As part of our Fresh Start programme, you’ll need have a few basic ingredients on hand – we call these pantry staples. We give you the lowdown on what you’ll need and some of our favourite brands for Fresh Start staples.
Use any good quality extra-virgin olive oil for vinaigrettes (e.g. Village Press, 100% Kiwi).
Extra-virgin olive oil is not suitable for frying, as it has a low smoke point (meaning it will start smoking quickly, changing the oil at a molecular level).
For roasting use olive oil or a minimally processed vegetable oil such as avocado oil, cold-pressed sunflower or rapeseed oil (e.g. Grove, Olivado, The Good Oil).
For cooking at a high heat, use a heat stable oil such avocado oil, cold-pressed sunflower or rapeseed oil (e.g. Grove, Olivado, The Good Oil).
Spray oils are great as you only use minimal amounts, meaning you are adding less calories to your meal. You can get olive oil in a spray cannister also.
Sesame oil is great for Asian dressings and marinades, bringing huge flavour with just a tiny amount. Look for 100% sesame oil (e.g. Lee Khum Kee, Harvest).
In our Fresh Start recipes we will refer to extra-virgin olive oil, olive oil and sometimes just ‘oil’. When it is generic oil, use your favourite oil that you like to cook with – this’ll typically be for roasting or cooking at a higher heat.
We suggest you choose your favourite vinegar for any vinaigrettes, but we love to use:
- Unpasteurised apple cider vinegar (e.g. Ceres Organics, Delmaine)
- Balsamic vinegar (try to get one with no added artificial colours (e.g. Lupi))
- Red or white wine vinegar (e.g. Lupi, Delmaine)
- Rice wine vinegar, occasionally used in Asian recipes, but easily substituted for white wine vinegar (e.g. Obento)
Soy sauce & fish sauce
A number of soy sauces will can contain flavour enhancers and artificial colours, so we suggest looking to a brand like Kikkoman that doesn’t contain any of these food additives. Kikkoman do a gluten free soy sauce, and Ceres Organic have a gluten free tamari sauce if needed.
Fish sauce is also great for Asian flavours, but most brands do contain a small amount of refined sugar, don’t stress as the amount is minimal so won’t hugely effect affect your overall calorie intake (e.g. Red Boat do have a refined sugar free version).
We tend to use Dijon and wholegrain (e.g. Delmaine). Check the ingredients when buying, as some have added sugar (again, don’t stress as the amount is minimal so won’t hugely effect affect your overall calorie intake).
Chilli flakes, chilli powder and/or cayenne pepper
Chilli will be an optional pantry staple in some recipes, add to suit your taste buds and heat preferences. You can also find sugar free hot sauces if you’re really into the heat! (e.g. Kaitaia Fire).
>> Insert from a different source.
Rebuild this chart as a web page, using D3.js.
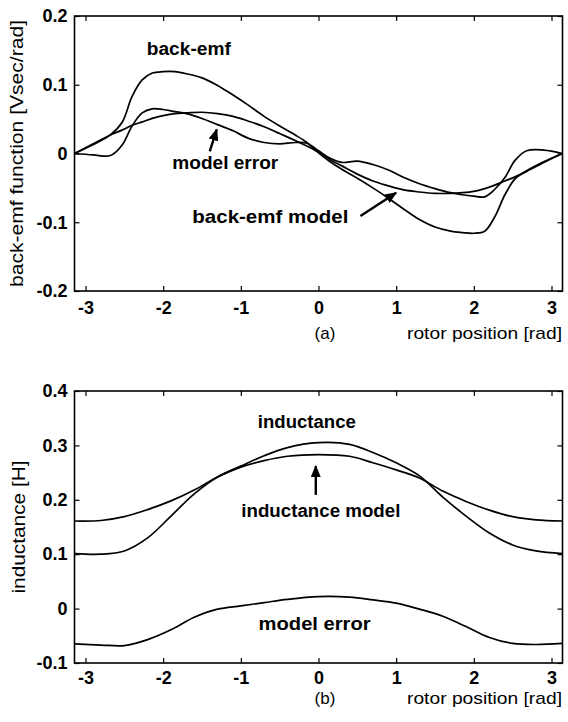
<!DOCTYPE html>
<html>
<head>
<meta charset="utf-8">
<script src="https://cdn.jsdelivr.net/npm/d3@7"></script>
<style>
  body { margin: 0; background: #fff; }
  svg { display: block; }
  text { font-family: Arial, "Liberation Sans", sans-serif; fill: #000; }
  .axis .tick text { font-size: 18px; font-weight: bold; }
  .axis .tick line { stroke: #000; stroke-width: 1.2; }
  .frame { fill: none; stroke: #000; stroke-width: 1.6; }
  .curve { fill: none; stroke: #000; stroke-width: 1.7; }
  .note { font-size: 18px; font-weight: bold; }
  .ytitle { font-size: 19px; }
  .xtitle { font-size: 17px; }
  .arrow { stroke: #000; stroke-width: 2.4; }
</style>
</head>
<body>
<svg id="chart" width="568" height="722"></svg>
<script>
// ---- panel (a): back-emf function vs rotor position
var posA = [-3.14, -2.9, -2.68, -2.53, -2.4, -2.27, -2.14, -2.0, -1.85, -1.7, -1.5, -1.3, -1.1, -0.9, -0.7, -0.5, -0.3, -0.15, 0,
            0.15, 0.3, 0.5, 0.7, 0.9, 1.1, 1.3, 1.5, 1.7, 1.85, 2.0, 2.14, 2.27, 2.4, 2.53, 2.68, 2.9, 3.14];
var emfA = [0, 0.013, 0.027, 0.045, 0.083, 0.107, 0.117, 0.119, 0.119, 0.116, 0.110, 0.099, 0.085, 0.070, 0.054, 0.040, 0.027, 0.016, 0.001,
            -0.012, -0.023, -0.036, -0.05, -0.065, -0.081, -0.096, -0.107, -0.113, -0.115, -0.116, -0.113, -0.092, -0.06, -0.037, -0.025, -0.012, 0];
var modelA = [0, 0.014, 0.027, 0.034, 0.041, 0.046, 0.051, 0.055, 0.058, 0.059, 0.06, 0.058, 0.054, 0.047, 0.039, 0.029, 0.019, 0.011, 0.002,
              -0.009, -0.018, -0.03, -0.04, -0.047, -0.053, -0.056, -0.058, -0.058, -0.057, -0.055, -0.051, -0.046, -0.04, -0.034, -0.026, -0.013, 0];
var errorA = [0, -0.002, -0.003, 0.012, 0.04, 0.059, 0.065, 0.064, 0.061, 0.058, 0.051, 0.042, 0.033, 0.022, 0.016, 0.014, 0.016, 0.015, 0.004,
              -0.007, -0.013, -0.011, -0.016, -0.024, -0.035, -0.044, -0.051, -0.057, -0.06, -0.062, -0.063, -0.052, -0.035, -0.01, 0.004, 0.005, 0];

// ---- panel (b): inductance vs rotor position
var posB = [-3.14, -2.8, -2.5, -2.2, -1.9, -1.6, -1.3, -1.0, -0.7, -0.4, 0, 0.4, 0.7, 1.0, 1.3, 1.6, 1.9, 2.2, 2.5, 2.8, 3.14];
var indB = [0.101, 0.100, 0.106, 0.130, 0.170, 0.211, 0.242, 0.262, 0.281, 0.296, 0.305, 0.302, 0.287, 0.268, 0.244, 0.205, 0.170, 0.139, 0.117, 0.106, 0.101];
var modelB = [0.161, 0.162, 0.169, 0.182, 0.198, 0.218, 0.242, 0.260, 0.272, 0.280, 0.283, 0.280, 0.268, 0.255, 0.240, 0.216, 0.197, 0.181, 0.169, 0.163, 0.161];
var errorB = [-0.065, -0.067, -0.068, -0.057, -0.039, -0.016, -0.001, 0.005, 0.011, 0.017, 0.022, 0.021, 0.016, 0.010, -0.001, -0.014, -0.033, -0.053, -0.064, -0.066, -0.064];

var xTicks = [-3, -2, -1, 0, 1, 2, 3];
var yTicksA = [-0.2, -0.1, 0, 0.1, 0.2];
var yTicksB = [-0.1, 0, 0.1, 0.2, 0.3, 0.4];

const svg = d3.select('#chart');

// arrow head
svg.append('defs').append('marker')
  .attr('id', 'head')
  .attr('markerUnits', 'userSpaceOnUse')
  .attr('viewBox', '0 0 12 10')
  .attr('markerWidth', 12)
  .attr('markerHeight', 10)
  .attr('refX', 11)
  .attr('refY', 5)
  .attr('orient', 'auto')
  .append('path')
  .attr('d', 'M0,0 L12,5 L0,10 Z')
  .attr('fill', '#000');

function createPanel(cfg) {
  const x = d3.scaleLinear().domain([-Math.PI, Math.PI]).range([74.5, 562.5]);
  const y = d3.scaleLinear().domain(cfg.yDomain).range([cfg.bottom, cfg.top]);
  const g = svg.append('g');

  // axes, ticks pointing inward like matlab
  g.append('g').attr('class', 'axis')
    .attr('transform', `translate(0,${cfg.bottom})`)
    .call(d3.axisBottom(x).tickValues(xTicks).tickSizeInner(-5).tickSizeOuter(0).tickPadding(cfg.tickPad)
      .tickFormat(d => String(d)))
    .call(a => a.select('.domain').remove());
  g.append('g').attr('class', 'axis')
    .attr('transform', `translate(0,${cfg.top})`)
    .call(d3.axisTop(x).tickValues(xTicks).tickSizeInner(-5).tickSizeOuter(0).tickFormat(''))
    .call(a => a.select('.domain').remove());
  g.append('g').attr('class', 'axis')
    .attr('transform', `translate(74.5,0)`)
    .call(d3.axisLeft(y).tickValues(cfg.yTicks).tickSizeInner(-5).tickSizeOuter(0).tickPadding(7)
      .tickFormat(d => String(d)))
    .call(a => a.select('.domain').remove());
  g.append('g').attr('class', 'axis')
    .attr('transform', `translate(562.5,0)`)
    .call(d3.axisRight(y).tickValues(cfg.yTicks).tickSizeInner(-5).tickSizeOuter(0).tickFormat(''))
    .call(a => a.select('.domain').remove());

  g.append('rect').attr('class', 'frame')
    .attr('x', x.range()[0]).attr('y', cfg.top)
    .attr('width', x.range()[1] - x.range()[0])
    .attr('height', cfg.bottom - cfg.top);

  // curves
  const line = d3.line()
    .x(d => x(d[0]))
    .y(d => y(d[1]))
    .curve(d3.curveCatmullRom.alpha(0.5));
  cfg.series.forEach(function(s) {
    g.append('path').attr('class', 'curve')
      .attr('d', line(cfg.pos.map((p, i) => [p, s[i]])));
  });

  // labels inside the plot
  cfg.notes.forEach(function(n) {
    g.append('text').attr('class', 'note')
      .attr('x', x(n.x)).attr('y', y(n.y))
      .attr('text-anchor', 'middle')
      .attr('textLength', n.len).attr('lengthAdjust', 'spacingAndGlyphs')
      .text(n.text);
  });
  cfg.arrows.forEach(function(a) {
    g.append('line').attr('class', 'arrow')
      .attr('x1', x(a[0])).attr('y1', y(a[1]))
      .attr('x2', x(a[2])).attr('y2', y(a[3]))
      .attr('marker-end', 'url(#head)');
  });

  // axis titles
  g.append('text').attr('class', 'ytitle')
    .attr('transform', `translate(${cfg.yTitleX},${(cfg.top + cfg.bottom) / 2}) rotate(-90)`)
    .attr('text-anchor', 'middle')
    .attr('textLength', cfg.yTitleLen).attr('lengthAdjust', 'spacingAndGlyphs')
    .text(cfg.yTitle);
  g.append('text').attr('class', 'xtitle')
    .attr('x', 325).attr('y', cfg.bottom + cfg.capGap)
    .attr('text-anchor', 'middle')
    .text(cfg.tag);
  g.append('text').attr('class', 'xtitle')
    .attr('x', 562).attr('y', cfg.bottom + cfg.capGap)
    .attr('text-anchor', 'end')
    .attr('textLength', 155).attr('lengthAdjust', 'spacingAndGlyphs')
    .text('rotor position [rad]');
}

createPanel({
  top: 16, bottom: 291, yDomain: [-0.2, 0.2], yTicks: yTicksA,
  pos: posA, series: [emfA, modelA, errorA],
  yTitle: 'back-emf function [Vsec/rad]', yTitleX: 23, yTitleLen: 267,
  tag: '(a)', capGap: 48, tickPad: 10,
  notes: [
    {text: 'back-emf', x: -1.67, y: 0.143, len: 84},
    {text: 'model error', x: -1.2, y: -0.023, len: 106},
    {text: 'back-emf model', x: -0.62, y: -0.101, len: 156}
  ],
  arrows: [[-1.40, 0.003, -1.31, 0.035], [0.54, -0.091, 1.0, -0.057]]
});

createPanel({
  top: 391, bottom: 663, yDomain: [-0.1, 0.4], yTicks: yTicksB,
  pos: posB, series: [indB, modelB, errorB],
  yTitle: 'inductance [H]', yTitleX: 25, yTitleLen: 133,
  tag: '(b)', capGap: 41, tickPad: 8,
  notes: [
    {text: 'inductance', x: -0.15, y: 0.332, len: 98},
    {text: 'inductance model', x: 0.03, y: 0.168, len: 159},
    {text: 'model error', x: -0.05, y: -0.039, len: 112}
  ],
  arrows: [[-0.035, 0.209, -0.035, 0.262]]
});
</script>
</body>
</html>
Aim to avoid sweet chilli sauce though — this can add quite a lot of refined sugars.
Honey or Maple Syrup
Used in small amounts as a natural sweetener. Choose a 100% pure, natural and unrefined honey and maple syrup. Runny honey is easier to measure out too (e.g. Arataki, Ceres, Queen, O Canada).
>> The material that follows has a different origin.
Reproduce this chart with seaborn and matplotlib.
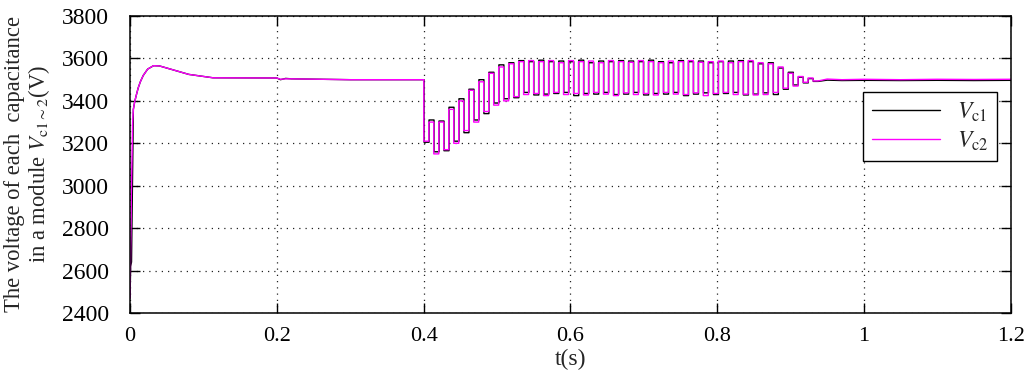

We suggest low fat dairy as it is less calories, or unsweetened soy/almond/rice milks, however any milk that you desire (dairy free or cow’s) will be fine as we only will be using small amounts. Nutrition will be based on standard cow’s milk.
Occasionally 1–2 eggs will be needed as a pantry staple. We always recommend using free-range.
Many stocks (particularly powders) will contain refined sugars, however there are a few liquid options that don’t. Like we mentioned for the fish sauce, if you can’t find a refined sugar free stock powder, not to worry, it’s in such small quantities there won’t be any huge effects on calories!
You can always make your own chicken stock from scratch as (check out the one on the Fresh Start Blog) and freeze in portions, then use as needed. We understand that this may not be suitable for everyone, so have a look in your local supermarket for liquid stock, Ceres Organic do an organic chicken broth.
Only a small amount will be used in some recipes, opt for any 100% cornflour (e.g. Edmonds).
Salt & pepper
A little salt and freshly cracked black pepper can make a huge difference to the flavour of a dish.